Core Scientific, Inc. is a US-based company with its registered office in Dover, Delaware. Core Scientific operates data centers. Originally active in bitcoin mining, the company has shifted its focus to building GPU cloud and colocation offerings for large customers' AI applications.

Core Scientific has been listed on the US technology exchange Nasdaq since its IPO in January 2022.

== History ==
Core Scientific was founded in Seattle in 2017, but later relocated its operational headquarters to Austin. Its founders include B. Kevin Turner, former COO of Microsoft. The company initially specialized in Bitcoin mining using renewable energy and digital asset infrastructure.

In 2021, Core Scientific announced plans to go public via a SPAC merger with Power & Digital Infrastructure Acquisition Corp. The IPO was completed in January 2022, with a valuation of over $4 billion at the time of listing, raising $190 million for Core Scientific.

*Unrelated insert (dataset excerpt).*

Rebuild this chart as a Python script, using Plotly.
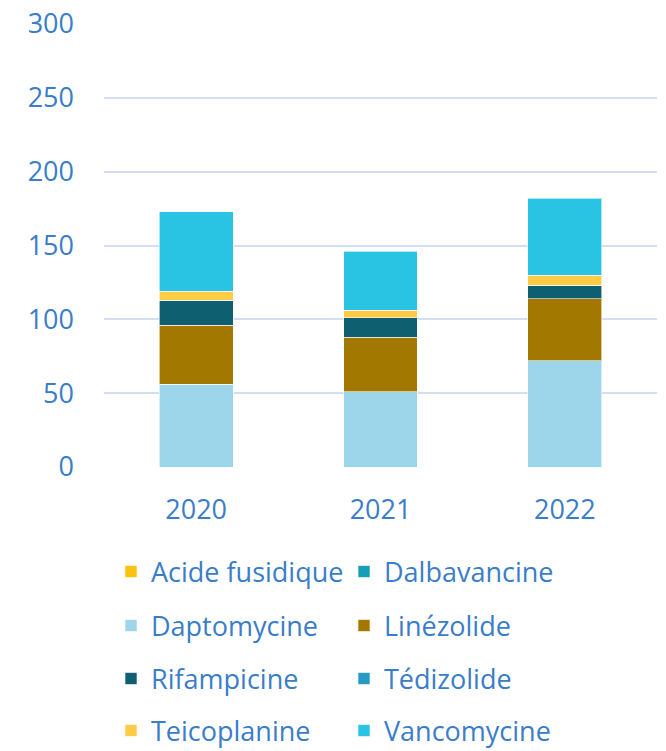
import plotly.graph_objects as go

years = ["2020", "2021", "2022"]

# Consumption per molecule and year (stacked)
acide_fusidique = [0, 0, 0]
dalbavancine = [0, 0, 0]
daptomycine = [56, 51, 72]
linezolide = [40, 37, 42]
rifampicine = [17, 13, 9]
tedizolide = [0, 0, 0]
teicoplanine = [6, 5, 7]
vancomycine = [54, 40, 52]

series = [
    ("Acide fusidique", acide_fusidique, "#FDC10F", "legend"),
    ("Dalbavancine", dalbavancine, "#169FB6", "legend"),
    ("Daptomycine", daptomycine, "#9DD6EB", "legend2"),
    ("Linézolide", linezolide, "#A37800", "legend2"),
    ("Rifampicine", rifampicine, "#0E5F70", "legend3"),
    ("Tédizolide", tedizolide, "#2699C4", "legend3"),
    ("Teicoplanine", teicoplanine, "#FFCB45", "legend4"),
    ("Vancomycine", vancomycine, "#29C4E4", "legend4"),
]

TXT = "#3A7DC9"
FONT = "Open Sans"
FS = 27
W, H = 666, 751

fig = go.Figure()
for name, vals, color, lg in series:
    fig.add_trace(go.Bar(
        x=years, y=vals, name=name, legend=lg,
        marker=dict(color=color, line=dict(color="rgba(255,255,255,0.6)", width=1)),
    ))

# two-entry legend rows, placed in container coordinates
legend_rows = [("legend", 572), ("legend2", 626), ("legend3", 679), ("legend4", 731)]
plot_top, plot_bottom = 24, 467
legends = {}
for key, ypix in legend_rows:
    legends[key] = dict(
        orientation="h",
        xref="container", x=111 / W, xanchor="left",
        yref="container", y=1 - ypix / H, yanchor="middle",
        entrywidth=188, entrywidthmode="pixels",
        font=dict(family=FONT, size=FS, color=TXT),
        bgcolor="rgba(0,0,0,0)",
        traceorder="normal",
    )

fig.update_layout(
    barmode="stack",
    bargap=0.6,
    width=W, height=H,
    margin=dict(l=104, r=9, t=plot_top, b=H - plot_bottom, autoexpand=False),
    paper_bgcolor="white", plot_bgcolor="white",
    font=dict(family=FONT, size=FS, color=TXT),
    showlegend=True,
    **legends,
)
fig.update_yaxes(
    range=[0, 300], tickvals=[0, 50, 100, 150, 200, 250, 300],
    showgrid=True, gridcolor="#D3DEF1", gridwidth=2,
    zeroline=False, showline=False, ticks="",
    ticklabelstandoff=29,
    tickfont=dict(family=FONT, size=FS, color=TXT),
)
fig.update_xaxes(
    showline=False, ticks="", ticklabelstandoff=24,
    tickfont=dict(family=FONT, size=FS, color=TXT),
)

fig.write_html("out.html")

However, at the end of 2022, Core Scientific filed for bankruptcy under Chapter 11 following a sharp drop in Bitcoin prices and high debt levels. Operations continued during the proceedings. In January 2024, the company emerged from bankruptcy after undergoing extensive restructuring and reorganization.

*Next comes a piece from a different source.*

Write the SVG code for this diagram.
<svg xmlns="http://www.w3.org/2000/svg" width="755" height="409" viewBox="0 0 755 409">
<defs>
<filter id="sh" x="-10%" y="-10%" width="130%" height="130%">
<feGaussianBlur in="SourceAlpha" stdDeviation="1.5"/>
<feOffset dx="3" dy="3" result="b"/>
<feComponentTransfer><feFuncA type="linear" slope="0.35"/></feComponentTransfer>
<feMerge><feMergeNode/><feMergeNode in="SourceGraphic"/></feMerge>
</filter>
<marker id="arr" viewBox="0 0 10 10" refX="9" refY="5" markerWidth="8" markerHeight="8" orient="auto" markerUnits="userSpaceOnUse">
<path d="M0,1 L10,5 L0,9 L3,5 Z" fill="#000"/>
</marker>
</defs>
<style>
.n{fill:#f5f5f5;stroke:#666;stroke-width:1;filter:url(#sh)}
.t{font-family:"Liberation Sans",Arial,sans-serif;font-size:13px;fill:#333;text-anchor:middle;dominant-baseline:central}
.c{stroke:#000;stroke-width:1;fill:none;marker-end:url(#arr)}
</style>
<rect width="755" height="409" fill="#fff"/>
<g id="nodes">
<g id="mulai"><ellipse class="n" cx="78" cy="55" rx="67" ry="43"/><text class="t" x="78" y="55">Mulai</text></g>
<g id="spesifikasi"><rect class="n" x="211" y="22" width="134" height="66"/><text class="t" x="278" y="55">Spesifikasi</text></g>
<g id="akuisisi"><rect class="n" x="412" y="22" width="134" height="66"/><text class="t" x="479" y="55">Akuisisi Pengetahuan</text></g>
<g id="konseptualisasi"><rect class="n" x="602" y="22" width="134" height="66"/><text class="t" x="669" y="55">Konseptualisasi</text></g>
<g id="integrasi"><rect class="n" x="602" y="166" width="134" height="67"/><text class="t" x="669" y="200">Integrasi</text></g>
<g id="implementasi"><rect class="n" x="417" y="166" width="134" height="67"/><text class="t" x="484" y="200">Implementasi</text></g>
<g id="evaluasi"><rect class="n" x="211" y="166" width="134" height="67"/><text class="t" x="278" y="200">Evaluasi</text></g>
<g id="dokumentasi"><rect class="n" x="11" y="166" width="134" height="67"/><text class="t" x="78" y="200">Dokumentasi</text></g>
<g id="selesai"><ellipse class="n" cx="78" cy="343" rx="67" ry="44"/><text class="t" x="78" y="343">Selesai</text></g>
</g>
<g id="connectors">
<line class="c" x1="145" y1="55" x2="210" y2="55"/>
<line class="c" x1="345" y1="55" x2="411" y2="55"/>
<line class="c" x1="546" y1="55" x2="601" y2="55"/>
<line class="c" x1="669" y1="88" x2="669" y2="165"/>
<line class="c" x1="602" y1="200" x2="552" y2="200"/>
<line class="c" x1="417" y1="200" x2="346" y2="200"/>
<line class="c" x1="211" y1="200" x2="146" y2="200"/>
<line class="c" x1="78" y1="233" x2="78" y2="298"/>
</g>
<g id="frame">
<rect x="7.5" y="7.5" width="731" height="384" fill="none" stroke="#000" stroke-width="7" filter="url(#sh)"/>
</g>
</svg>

Since 2024, the company has been increasingly focusing on high-performance computing (HPC) for artificial intelligence. In 2025, contracts worth US$10 billion were signed for the operation of data centers.

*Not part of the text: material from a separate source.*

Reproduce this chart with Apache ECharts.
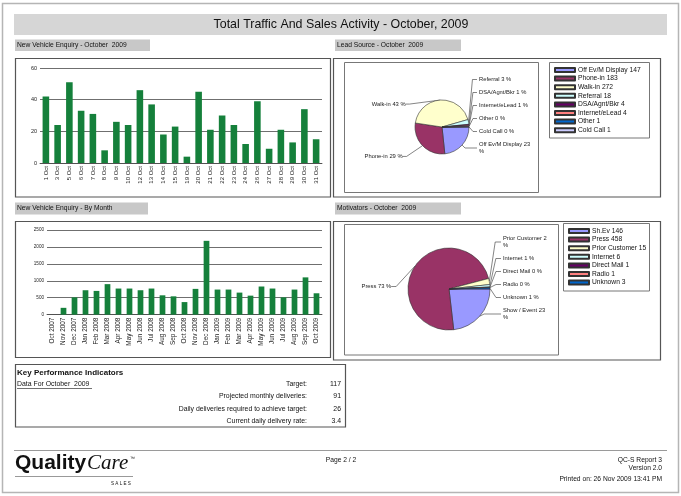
<!DOCTYPE html>
<html><head><meta charset="utf-8">
<script src="https://cdn.jsdelivr.net/npm/echarts@6/dist/echarts.min.js"></script>
<style>html,body{margin:0;padding:0;background:#fff}#c{width:681px;height:496px}</style>
</head><body><div id="c"></div>
<script>
// ---------- data ----------
const dayCategories = ['1 Oct','3 Oct','5 Oct','6 Oct','7 Oct','8 Oct','9 Oct','10 Oct','12 Oct','13 Oct','14 Oct','15 Oct','19 Oct','20 Oct','21 Oct','22 Oct','23 Oct','24 Oct','26 Oct','27 Oct','28 Oct','29 Oct','30 Oct','31 Oct'];
const dayValues = [42,24,51,33,31,8,26,24,46,37,18,23,4,45,21,30,24,12,39,9,21,13,34,15];
const dayTicks = [0,20,40,60];

const monthCategories = ['Oct 2007','Nov 2007','Dec 2007','Jan 2008','Feb 2008','Mar 2008','Apr 2008','May 2008','Jun 2008','Jul 2008','Aug 2008','Sep 2008','Oct 2008','Nov 2008','Dec 2008','Jan 2009','Feb 2009','Mar 2009','Apr 2009','May 2009','Jun 2009','Jul 2009','Aug 2009','Sep 2009','Oct 2009'];
const monthValues = [0,200,510,720,700,900,770,770,720,770,570,540,370,760,2180,740,740,650,560,830,770,510,740,1100,630];
const monthTicks = [0,500,1000,1500,2000,2500];

const leadNames = ['Off Ev/M Display','Phone-in','Walk-in','Referral','DSA/Agnt/Bkr','Internet/eLead','Other','Cold Call'];
const leadValues = [147,183,272,18,4,4,1,1];

const motivatorNames = ['Sh.Ev','Press','Prior Customer','Internet','Direct Mail','Radio','Unknown'];
const motivatorLabelNames = ['Show / Event','Press','Prior Customer','Internet','Direct Mail','Radio','Unknown'];
const motivatorValues = [146,458,15,6,1,1,3];

const kpiLabels = ['Target:','Projected monthly deliveries:','Daily deliveries required to achieve target:','Current daily delivery rate:'];
const kpiValues = ['117','91','26','3.4'];

// ---------- styles ----------
const FONT = 'Liberation Sans';
const BAR_COLOR = '#15803b';
const PALETTE = ['#9999ff','#993366','#ffffcc','#ccffff','#660066','#ff8080','#0066cc','#ccccff'];
const GRID_COLOR = '#4a4a4a';
// label nudges (pixels) for left-hand pie labels
const leadLabelShift = {'Walk-in':[-8,8],'Phone-in':[-11,8]};
const motivatorLabelShift = {'Press':[-12,24]};

const G = [];
function rect(x,y,w,h,st){G.push({type:'rect',silent:true,shape:{x:x,y:y,width:w,height:h},style:Object.assign({fill:'none',stroke:'#555',lineWidth:1},st||{})});}
function text(x,y,t,st){G.push({type:'text',silent:true,x:x,y:y,style:Object.assign({text:t,fontSize:6.7,fontFamily:FONT,fill:'#111',align:'left',verticalAlign:'middle'},st||{})});}
function line(x1,y1,x2,y2,st){G.push({type:'line',silent:true,shape:{x1:x1,y1:y1,x2:x2,y2:y2},style:Object.assign({stroke:'#999',lineWidth:1},st||{})});}

// page frame
rect(2.5,3.5,676,489,{stroke:'#b5b5b5',lineWidth:1.5});
// title bar
rect(14,14,653,21,{fill:'#d6d6d6',stroke:'none'});
text(341,24.5,'Total Traffic And Sales Activity - October, 2009',{fontSize:12.4,align:'center'});
// section headers
rect(15,39.5,135,11.5,{fill:'#c8c8c8',stroke:'none'});
text(17,45.3,'New Vehicle Enquiry - October  2009');
rect(335,39.5,126,11.5,{fill:'#c8c8c8',stroke:'none'});
text(337,45.3,'Lead Source - October  2009');
rect(15,202.5,133,12,{fill:'#c8c8c8',stroke:'none'});
text(17,208.6,'New Vehicle Enquiry - By Month');
rect(335,202.5,126,12,{fill:'#c8c8c8',stroke:'none'});
text(337,208.6,'Motivators - October  2009');
// panels
rect(15.5,58.5,315,138.5,{lineWidth:1.2});
rect(333.5,58.5,327,138.5,{lineWidth:1.2});
rect(15.5,221.5,315,136,{lineWidth:1.2});
rect(333.5,221.5,327,138.5,{lineWidth:1.2});
rect(344.5,62.5,194,130,{stroke:'#777'});
rect(549.5,62.5,100,75.5,{stroke:'#777'});
rect(344.5,224.5,214,130.5,{stroke:'#777'});
rect(563.5,223.5,86,67.5,{stroke:'#777'});
// KPI box
rect(15.5,364.5,330,62.5,{lineWidth:1.2});
text(17,373,'Key Performance Indicators',{fontSize:8,fontWeight:'bold'});
text(17,384.5,'Data For October  2009',{fontSize:6.9});
line(17,388.5,92,388.5,{stroke:'#111',lineWidth:0.6});
const kpiY = [384.5,396.5,409,421];
kpiLabels.forEach(function(l,i){
  text(307,kpiY[i],l,{fontSize:6.9,align:'right'});
  text(341,kpiY[i],kpiValues[i],{fontSize:6.9,align:'right'});
});
// footer
line(14,450.5,667,450.5,{stroke:'#9a9a9a'});
text(15,463.5,'Quality',{fontSize:21,fontWeight:'bold',fontFamily:'Liberation Sans'});
text(87,463.5,'Care',{fontSize:21,fontStyle:'italic',fontFamily:'Liberation Serif'});
text(130,459,'\u2122',{fontSize:5});
line(15,476.5,133,476.5,{stroke:'#999'});
text(111,483.5,'S A L E S',{fontSize:4.6});
text(341,460.5,'Page 2 / 2',{align:'center'});
text(662,460.5,'QC-S Report 3',{align:'right'});
text(662,468,'Version 2.0',{align:'right'});
text(662,479,'Printed on: 26 Nov 2009 13:41 PM',{align:'right'});

function pieData(names, values){
  return names.map(function(n,i){return {name:n,value:values[i],itemStyle:{color:PALETTE[i]}};});
}
function shiftLayout(names, shifts){
  return function(p){
    const s = shifts[names[p.dataIndex]];
    if(!s) return null;
    return {x:p.labelRect.x+p.labelRect.width+s[0], y:p.labelRect.y+s[1], align:'right', verticalAlign:'top'};
  };
}
const pieItemStyle = {borderColor:'#333',borderWidth:0.6};
const pieLabel = {show:true,fontSize:5.8,color:'#222',lineHeight:7,padding:[2,0,2,0],overflow:'break',distanceToLabelLine:2,alignTo:'labelLine'};

const option = {
  animation:false,
  textStyle:{fontFamily:FONT},
  graphic:{elements:G},
  grid:[
    {left:40,top:68,width:282,height:95,containLabel:false},
    {left:47,top:230,width:275,height:84.6,containLabel:false}
  ],
  xAxis:[
    {gridIndex:0,type:'category',data:dayCategories,
     axisLine:{show:true,lineStyle:{color:GRID_COLOR,width:0.8}},axisTick:{show:false},
     axisLabel:{rotate:90,interval:0,fontSize:6,margin:3,color:'#222'}},
    {gridIndex:1,type:'category',data:monthCategories,
     axisLine:{show:true,lineStyle:{color:GRID_COLOR,width:0.8}},axisTick:{show:false},
     axisLabel:{rotate:90,interval:0,fontSize:6.4,margin:3,color:'#222'}}
  ],
  yAxis:[
    {gridIndex:0,type:'value',min:dayTicks[0],max:dayTicks[dayTicks.length-1],interval:dayTicks[1]-dayTicks[0],
     axisLine:{show:false},axisTick:{show:false},
     splitLine:{lineStyle:{color:GRID_COLOR,width:0.8}},
     axisLabel:{fontSize:5.5,margin:3,color:'#222'}},
    {gridIndex:1,type:'value',min:monthTicks[0],max:monthTicks[monthTicks.length-1],interval:monthTicks[1]-monthTicks[0],
     axisLine:{show:false},axisTick:{show:false},
     splitLine:{lineStyle:{color:GRID_COLOR,width:0.8}},
     axisLabel:{fontSize:4.6,margin:3,color:'#222',formatter:function(v){return String(v);}}}
  ],
  legend:[
    {data:leadNames,orient:'vertical',left:554,top:66,padding:0,itemWidth:20,itemHeight:4,itemGap:0.6,icon:'rect',
     textStyle:{fontSize:6.7,lineHeight:8,color:'#111',padding:[0,0,0,-2]},
     formatter:function(n){return n+' '+leadValues[leadNames.indexOf(n)];},selectedMode:false},
    {data:motivatorNames,orient:'vertical',left:568,top:227,padding:0,itemWidth:20,itemHeight:4,itemGap:0.6,icon:'rect',
     textStyle:{fontSize:6.7,lineHeight:8,color:'#111',padding:[0,0,0,-2]},
     formatter:function(n){return n+' '+motivatorValues[motivatorNames.indexOf(n)];},selectedMode:false}
  ],
  series:[
    {type:'bar',xAxisIndex:0,yAxisIndex:0,data:dayValues,barWidth:'56%',itemStyle:{color:BAR_COLOR}},
    {type:'bar',xAxisIndex:1,yAxisIndex:1,data:monthValues,barWidth:'52%',itemStyle:{color:BAR_COLOR}},
    {type:'pie',left:344,top:62,width:195,height:96,center:[98,65],radius:27,startAngle:0,clockwise:true,
     percentPrecision:0,data:pieData(leadNames,leadValues),itemStyle:pieItemStyle,avoidLabelOverlap:true,
     label:Object.assign({},pieLabel,{width:54,formatter:function(p){return leadNames[p.dataIndex]+' '+p.percent+' %';}}),
     labelLine:{show:true,length:4,length2:4,lineStyle:{color:'#333',width:0.6}},
     labelLayout:shiftLayout(leadNames,leadLabelShift),
     emphasis:{disabled:true}},
    {type:'pie',left:344,top:224,width:215,height:100,center:[105,65],radius:41,startAngle:0,clockwise:true,
     percentPrecision:0,data:pieData(motivatorNames,motivatorValues),itemStyle:pieItemStyle,avoidLabelOverlap:true,
     label:Object.assign({},pieLabel,{width:46,formatter:function(p){return motivatorLabelNames[p.dataIndex]+' '+p.percent+' %';}}),
     labelLine:{show:true,length:6,length2:5,lineStyle:{color:'#333',width:0.6}},
     labelLayout:shiftLayout(motivatorNames,motivatorLabelShift),
     emphasis:{disabled:true}}
  ]
};
const chart = echarts.init(document.getElementById('c'),null,{renderer:'canvas'});
chart.setOption(option);
</script></body></html>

In July 2025, CoreWeave announced its intention to acquire Core Scientific in a deal worth US$9 billion.

In March 2026, it was announced that Core Scientific had sold approximately $175 million worth of Bitcoin holdings to accelerate the expansion of its AI infrastructure. Bitcoin mining, on the other hand, is to be discontinued. In addition to selling its Bitcoin holdings, the company also took out a billion-dollar loan to build new data centers in several US states.

Core Scientific currently operates 10 data centers (as of March 2026) spread across seven US states.